Insufficient regulations and a lack of laws regarding herbal treatment is another stumbling block preventing the development of herbal medicine in Turkey. It allows counterfeit herbal drugs to spread into the market and trigger consumer complaints. Menteşe emphasized that the government needs to regulate the industry by issuing licenses and approving drugs that have internationally accredited lab certificates. In Turkey, there are no labs capable of running tests on herbal drugs to verify claims on the label or issue a license that is acceptable to many export markets. “That is why I get my products licensed and tested in Germany,” he states.
However, this carries a potential risk of backfiring on Menteşe’s aspirations to help herbal medicine businesses take off. Licensing and registration may become another obstacle before herbalists in many markets, including the European Union. For example, a new law called the Traditional Herbal Medicinal Products Directive (THMPD) states that in order for a herbal medicinal product to be licensed for sale, there must be proof that it has been used for 30 years in the EU, or 15 years in the EU and 15 years in another part of the world. The law is set to take effect in May 2011.
The directive created uproar in India and China, where herbal remedies are widely used and exported to the EU market. The concern was that smaller herbal medicine companies could not afford the high costs of the testing process that would provide hard data for regulators. Since big drug companies have no money problems, it would create unfair competition, critics argue. So far, in the UK for example, only 79 herbal medical drugs are registered and big pharmaceutical companies manufacture one-third of them.

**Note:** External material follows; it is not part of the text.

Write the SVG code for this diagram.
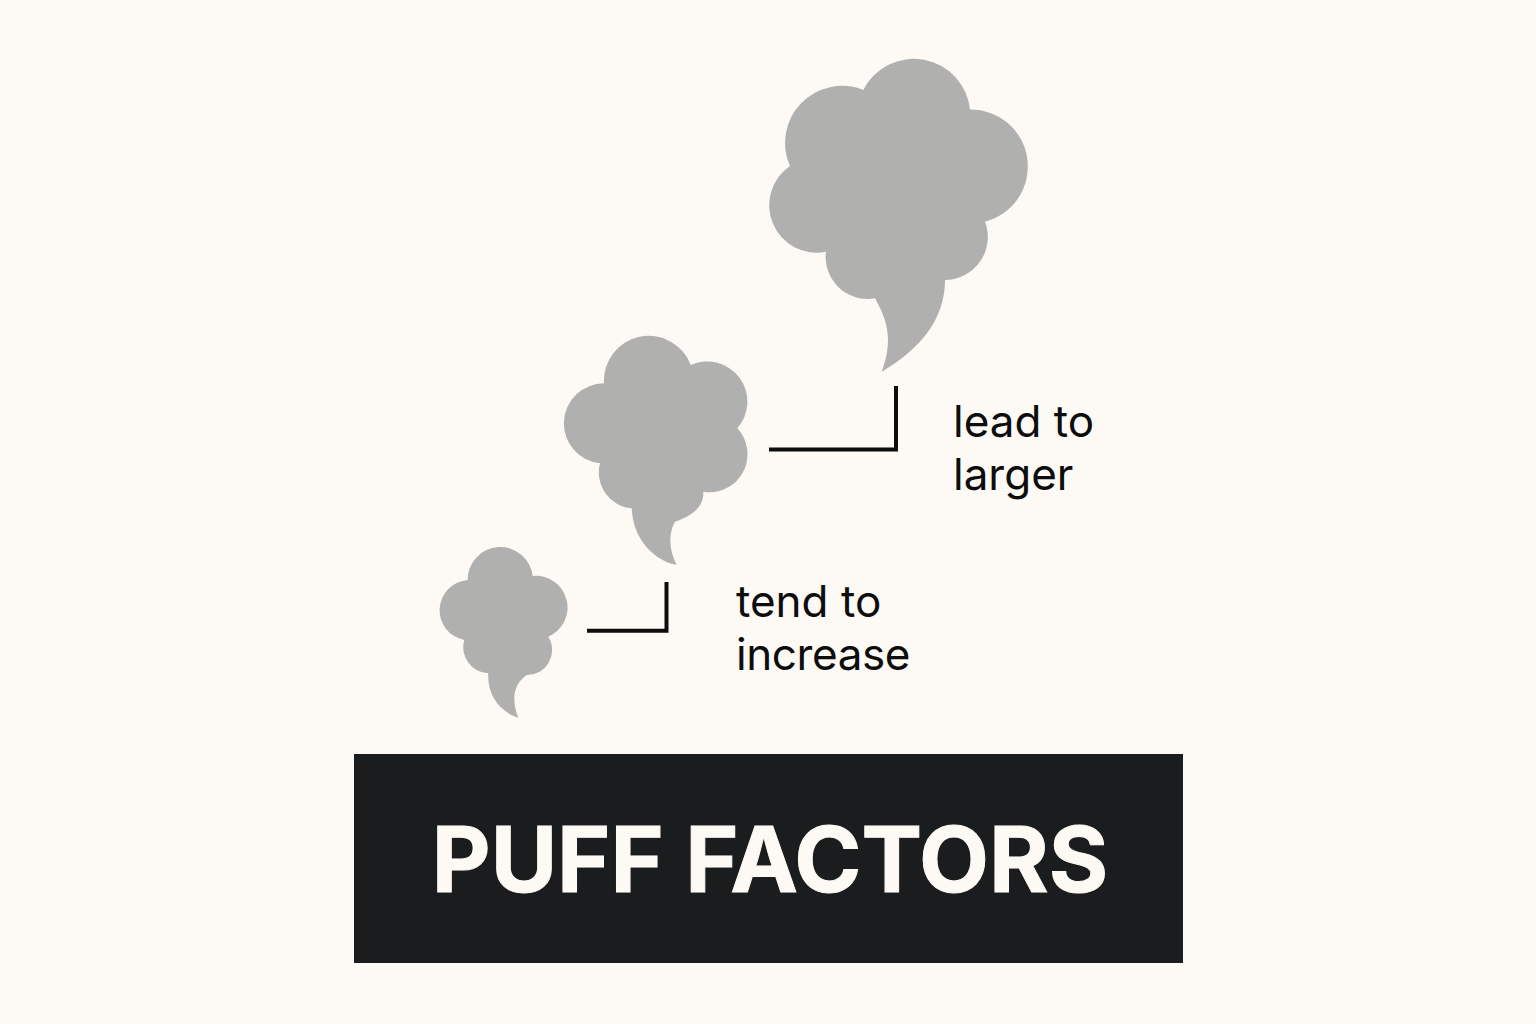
<svg xmlns="http://www.w3.org/2000/svg" width="1536" height="1024" viewBox="0 0 1536 1024">
<style>
.cloud{fill:#b0b0ae}
.conn{fill:none;stroke:#0d0d0e;stroke-width:4;stroke-linejoin:miter}
.lbl{font-family:Inter,"Liberation Sans",sans-serif;font-size:44px;fill:#0d0d0e}
.title{font-family:Inter,"Liberation Sans",sans-serif;font-size:90.8px;font-weight:700;fill:#fdf9f4;stroke:#fdf9f4;stroke-width:1}
</style>
<rect id="background" width="1536" height="1024" fill="#fdf9f4"/>
<g id="puff-large"><path class="cloud" d="M863.3 90A56.5 56.5 0 0 1 970 109.5A57 57 0 0 1 985 221.7A43 43 0 0 1 945 280C945 318 922 348 881.7 371.7C893 340 888 322 875 298.3A42 42 0 0 1 826 251.7A47.4 47.4 0 0 1 790 166A57 57 0 0 1 863.3 90Z"/></g>
<g id="puff-medium"><path class="cloud" d="M690.7 365A44.8 44.8 0 0 0 604 383.3A40.1 40.1 0 0 0 600 463.3A36 36 0 0 0 631.7 508.3C633 540 655 561 676.7 565C668 548 669 532 675 521.7C692 516 704 507 703.3 491.7A38 38 0 0 0 737.3 428.3A40.2 40.2 0 0 0 690.7 365Z"/></g>
<g id="puff-small"><path class="cloud" d="M532.7 576A32.6 32.6 0 0 0 467.7 580A30.3 30.3 0 0 0 464.3 640A26 26 0 0 0 488.3 673.3C487 695 500 712 518.3 717.7C512 702 512 685 526.7 675A25 25 0 0 0 548.3 636.7A31.7 31.7 0 0 0 532.7 576Z"/></g>
<g id="connectors">
<path class="conn" d="M769 449.5H896V386"/>
<path class="conn" d="M587 630.7H666.5V582"/>
</g>
<g id="label-lead"><text class="lbl" x="953" y="437">lead to</text><text class="lbl" x="953" y="490">larger</text></g>
<g id="label-tend"><text class="lbl" x="736" y="617">tend to</text><text class="lbl" x="736" y="670" letter-spacing="-0.4">increase</text></g>
<g id="title-box"><rect x="354" y="754" width="829" height="209" fill="#1b1c1e"/><text class="title" x="770" y="892" text-anchor="middle">PUFF FACTORS</text></g>
</svg>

Political lobbying needed: Menteşe believes a political platform is needed to raise awareness about the importance of alternative medicine in Turkey, and he has even thought of setting up a sort of green party to advance the agenda or become a deputy for another party to campaign on behalf of herbalists. “At the end of the day, it all boils down to the political commitment to overcome intense lobbying efforts by big drug companies,” he said.
He lashed out at big pharmaceutical companies, saying they corrupt health officials and doctors by offering lavish gifts and vacations. “All the big drug companies in Turkey have at least one or two deputies in Parliament from each party to lobby on their behalf,” he claimed.
Herbal supplements would also play a major role in preventive medicine, Menteşe argued, saying the government could very well save half of its $20 billion social security expenditure. “The most important thing is to prevent people from getting sick in the first place. Unfortunately, the government spends huge amounts of money on the treatment bit, not enough on preventive medicine. If you take herbal drugs like reishi on a daily basis, you will build your immune system and your chance of getting sick will diminish considerably,” he explained.
He predicted that with 4,800 different endemic plant varieties, Turkey could very well be the number one agro export country in Europe.